What happened here? A film strategically released after Christmas by a celebrated, Oscar-winning director and Hollywood superstar on his last legs. Yet Gran Torino got nothing, nada, zero. I’m not saying Gran Torino was the best film of the year, but it certainly was more deserving than a lot of the movies nominated. Plus, it had that dramatic angle with a moralistic ending that Academy voters love. I can’t explain it. Did Clint spit on their yards or something?


Most Ridiculous Nomination
Best directing, Ron Howard, Frost/Nixon.

Frost/Nixon is a very good movie. The only thing preventing it from being a great movie is the poor directing of Ron Howard. I typically make fun of the Academy for omitting directors nominated for Best Picture from the Best Directing nominations. Finally, here is a year that should have happened, and it didn’t. 

The problem with Howard’s direction in Frost/Nixon is that he can’t leave well enough alone. Most frustrating is an over-reliance on to-camera interviews. Never do these characters tell us anything that we can’t see in the drama unfolding on the screen. We get it, Ron. We’re not 12 year olds; we can’t be, as your movie is mysteriously rated R. 

Nominee I’ll Be Rooting for Hardest
Best directing, Danny Boyle, Slumdog Millionaire.

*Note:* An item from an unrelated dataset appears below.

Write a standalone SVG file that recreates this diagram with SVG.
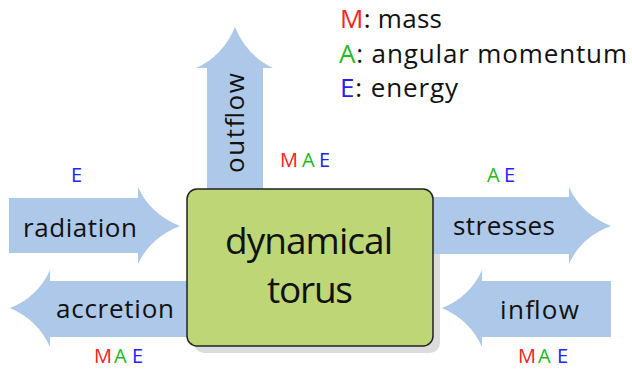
<svg xmlns="http://www.w3.org/2000/svg" width="632" height="369" viewBox="0 0 632 369">
<style>
  .arrow { fill: #adc8e8; }
  .lbl { font-family: "Open Sans", "DejaVu Sans", sans-serif; font-size: 26px; fill: #111; text-anchor: middle; }
  .big { font-family: "Open Sans", "DejaVu Sans", sans-serif; font-size: 37px; fill: #111; text-anchor: middle; }
  .leg { font-family: "Open Sans", "DejaVu Sans", sans-serif; font-size: 26px; fill: #111; }
  .tag { font-family: "Open Sans", "DejaVu Sans", sans-serif; font-size: 20px; }
  .m { fill: #ff2222; }
  .a { fill: #22bb22; }
  .e { fill: #2222ff; }
</style>
<rect width="632" height="369" fill="#ffffff"/>

<g id="legend">
  <text class="leg" x="340" y="28" textLength="102"><tspan class="m">M</tspan>: mass</text>
  <text class="leg" x="339" y="63" textLength="288"><tspan class="a">A</tspan>: angular momentum</text>
  <text class="leg" x="340" y="97" textLength="118"><tspan class="e">E</tspan>: energy</text>
</g>

<rect id="torus-shadow" x="194" y="196" width="246" height="157" rx="10" fill="#dcdcdc"/>

<g id="connectors">
  <g id="outflow">
    <path class="arrow" d="M207,195 V68 H196 Q223,56 235,27 Q247,56 273,68 H263 V195 Z"/>
    <text class="lbl" transform="translate(244,123) rotate(-90)" x="0" y="0" textLength="100">outflow</text>
    <text class="tag" y="167"><tspan class="m" x="280">M</tspan><tspan class="a" x="302">A</tspan><tspan class="e" x="319">E</tspan></text>
  </g>
  <g id="radiation">
    <path class="arrow" d="M9,198 H138 V187 Q150,214 180,226 Q150,238 138,264 V253 H9 Z"/>
    <text class="lbl" x="80" y="237" textLength="114">radiation</text>
    <text class="tag" y="182"><tspan class="e" x="71">E</tspan></text>
  </g>
  <g id="accretion">
    <path class="arrow" d="M195,281 H50 V270 Q38,297 10,308 Q38,320 50,347 V337 H195 Z"/>
    <text class="lbl" x="115" y="318" textLength="118">accretion</text>
    <text class="tag" y="363"><tspan class="m" x="94">M</tspan><tspan class="a" x="114">A</tspan><tspan class="e" x="132">E</tspan></text>
  </g>
  <g id="stresses">
    <path class="arrow" d="M425,197 H569 V187 Q581,214 611,226 Q581,237 569,264 V254 H425 Z"/>
    <text class="lbl" x="504" y="235" textLength="102">stresses</text>
    <text class="tag" y="182"><tspan class="a" x="487">A</tspan><tspan class="e" x="504">E</tspan></text>
  </g>
  <g id="inflow">
    <path class="arrow" d="M611,281 H482 V270 Q470,297 442,308 Q470,320 482,347 V337 H611 Z"/>
    <text class="lbl" x="539.5" y="319" textLength="79">inflow</text>
    <text class="tag" y="363"><tspan class="m" x="518">M</tspan><tspan class="a" x="538">A</tspan><tspan class="e" x="557">E</tspan></text>
  </g>
</g>

<g id="torus">
  <rect x="187" y="189" width="246" height="157" rx="10" fill="#bdd777" stroke="#222" stroke-width="1.5"/>
  <text class="big" x="309" y="254" textLength="168">dynamical</text>
  <text class="big" x="310" y="303" textLength="86">torus</text>
</g>
</svg>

I’m also rooting hard for Slumdog Millionaire to take home the Best Picture Oscar, and in that category it seems to be favored. But I’d be happiest for director Danny Boyle. It’s his vision and direction that drive the magic of this film. Boyle has a soft spot in my heart dating back to 1996’s incomparable Trainspotting, still one of my all-time favorites. If you didn’t notice, Boyle pays homage to his Scottish masterpiece with Slumdog’s toilet sequence and a scene with one of the boys running into a car and peering into a windshield. 


Actual Best Picture of 2008

2008 was a pretty rotten year for movies, and the Best Picture nominations prove it. Most of the nominees are flawed; The Reader, I didn’t even like. Slumdog Millionaire was almost my favorite film of 2008. But I’m giving my nod to those mad geniuses at Pixar. How is it that they continue to crank out animated film after animated film that puts more humanity on the screen than any films featuring real humans? And WALL-E is about a cartoon robot for crying out loud, a cartoon robot who channels his inner Charlie Chaplin to charming and inventive heights. If WALL-E loses the Best Animated Feature category against two much lesser films, we might as well end the Academy Awards altogether.

On second thought, it wouldn’t surprise me a bit.